Within MPC, our recommended location to install TIs is above the bed. We recommend that multiple thermocouples be used to provide a radial temperature distribution that can be monitored to determine maldistribution when coupled with a reliable pressure differential (dP) instrument. This quantity could be between six and 12 thermocouples, depending on the vessel diameter. The instrumentation does not resolve a maldistribution problem, but it does provide an early indication to allow for corrective steps to be taken (e.g., if pumparound liquid flow is too low for distributor design).

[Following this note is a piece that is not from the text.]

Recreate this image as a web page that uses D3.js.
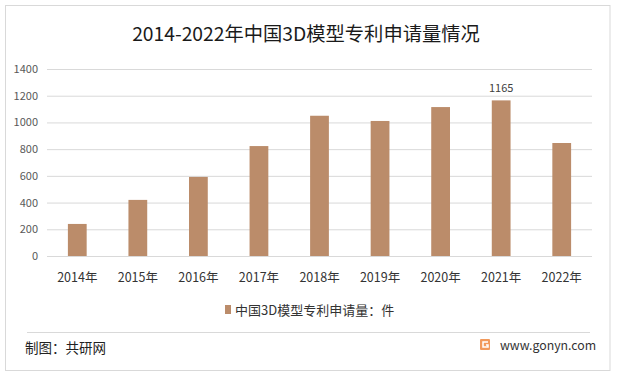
<!DOCTYPE html>
<html><head><meta charset="utf-8">
<script src="https://cdn.jsdelivr.net/npm/d3@7/dist/d3.min.js"></script>
<style>body{margin:0;background:#fff}svg{display:block}text{font-family:"Noto Sans CJK SC","Noto Sans",sans-serif}</style>
</head><body>
<script>
const categories = ["2014年","2015年","2016年","2017年","2018年","2019年","2020年","2021年","2022年"];
const values = [240, 420, 592, 823, 1050, 1011, 1115, 1165, 846];
const yTicks = [0,200,400,600,800,1000,1200,1400];
const labeledIndex = [7];
const seriesName = "中国3D模型专利申请量：件";
const title = "2014-2022年中国3D模型专利申请量情况";

const W = 618, H = 372;
const svg = d3.select("body").append("svg").attr("width", W).attr("height", H);
svg.append("rect").attr("x",5.5).attr("y",5.5).attr("width",604.5).attr("height",365)
  .attr("fill","#fff").attr("stroke","#d9d9d9");

svg.append("text").attr("x",306).attr("y",41).attr("text-anchor","middle")
  .attr("font-size",19.3).attr("fill","#1a1a1a").text(title);

const x = d3.scaleBand().domain(categories).range([47,592]).paddingInner(0.69).paddingOuter(0.345);
const y = d3.scaleLinear().domain([0,1400]).range([256,69]);

const yAxis = d3.axisLeft(y).tickValues(yTicks).tickFormat(d3.format("d")).tickSize(-(592-47)).tickPadding(9);
const gy = svg.append("g").attr("transform","translate(47,0)").call(yAxis);
gy.select(".domain").remove();
gy.selectAll(".tick line").attr("stroke","#d9d9d9");
gy.selectAll(".tick text").attr("fill","#595959").attr("font-size",11).attr("font-family","'Liberation Sans',Arial,sans-serif");

svg.append("g").selectAll("rect").data(values).join("rect")
  .attr("x",(d,i)=>x(categories[i])).attr("width",x.bandwidth())
  .attr("y",d=>y(d)).attr("height",d=>y(0)-y(d)).attr("fill","#bb8c6a");

svg.append("g").selectAll("text").data(labeledIndex).join("text")
  .attr("x",i=>x(categories[i])+x.bandwidth()/2).attr("y",i=>y(values[i])-8)
  .attr("text-anchor","middle").attr("font-size",11).attr("fill","#404040")
  .attr("font-family","'Liberation Sans',Arial,sans-serif").text(i=>values[i]);

const xAxis = d3.axisBottom(x).tickSize(0).tickPadding(0);
const gx = svg.append("g").attr("transform","translate(0,256)").call(xAxis);
gx.select(".domain").remove();
gx.selectAll(".tick text").attr("fill","#333").attr("font-size",12.5).attr("dy","1.1em").attr("y",12);

// legend
svg.append("rect").attr("x",225).attr("y",305).attr("width",6).attr("height",9).attr("fill","#bb8c6a");
svg.append("text").attr("x",235).attr("y",315).attr("font-size",13).attr("fill","#333").text(seriesName);

// footer
svg.append("line").attr("x1",27).attr("x2",590).attr("y1",332.5).attr("y2",332.5).attr("stroke","#d9d9d9");
svg.append("text").attr("x",25).attr("y",353).attr("font-size",13.5).attr("fill","#222").text("制图：共研网");
const lg = svg.append("g").attr("transform","translate(480,339)");
lg.append("rect").attr("width",10).attr("height",11).attr("rx",1).attr("fill","#f29a5c");
lg.append("path").attr("d","M8,3 H3 V8 H8 V6 H6").attr("fill","none").attr("stroke","#fff").attr("stroke-width",1.5);
svg.append("text").attr("x",500).attr("y",350).attr("font-size",12.3).attr("fill","#333")
  .attr("font-family","'Liberation Sans',Arial,sans-serif").text("www.gonyn.com");
</script>
</body></html>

The next chart illustrates the use of the recommended instrumentation to evaluate performance. This example is from a unit that has seven temperature indications above the slurry grid and a dP instrument. The chart shows the relationship of the slurry grid dP versus the temperature spread above the grid, as defined as maximum temperature minus the minimum temperature. The relationship observed is that the temperature spread degrades and then improves above a certain dP, which is directly correlated back to the liquid loading from the pumparound. Ultimately, the relationship shows what happens when liquid entrainment increases due to an undersized distributor. This identified issue was flagged for correcting the distributor design during the next turnaround.
Figure 71-1. Slurry Grid DP versus Temperature Distribution
ALEX MALLER (TechnipFMC Process Technology)
The main fractionator flash zone is an area in the tower where superheated reactor vapors enter and are quenched by the liquid raining down from the bottom tray. It is important to have good vapor/liquid contacting to prevent channeling of hot vapors that can lead to coking in the packing or baffles above. Vapor distributors are typically avoided or made to be extremely simple for this service as they are prone to coking. The only indication of maldistribution of the vapors is the thermocouples applied in this area. Our practice is to use three thermowells, spaced 120 degrees apart and located just below the bottom packing bed. They are provided with a shroud to shield them from liquid falling from the packing above such that the measurement is only the vapor temperature. For design, we typically target a maximum flash zone temperature of 740°F (393°C). However, it is important to recognize that the main fractionator flash zone is an area that is not at equilibrium. Measuring a temperature at a single point or at multiple points may not give very meaningful or actionable information, but it can be useful for trending purposes. Also keep in mind that this area of the tower is rather severe, and it is not unusual for these types of readings to become unreliable. For additional information on the distribution of vapors inside the bottom bed, skin thermocouples can be utilized.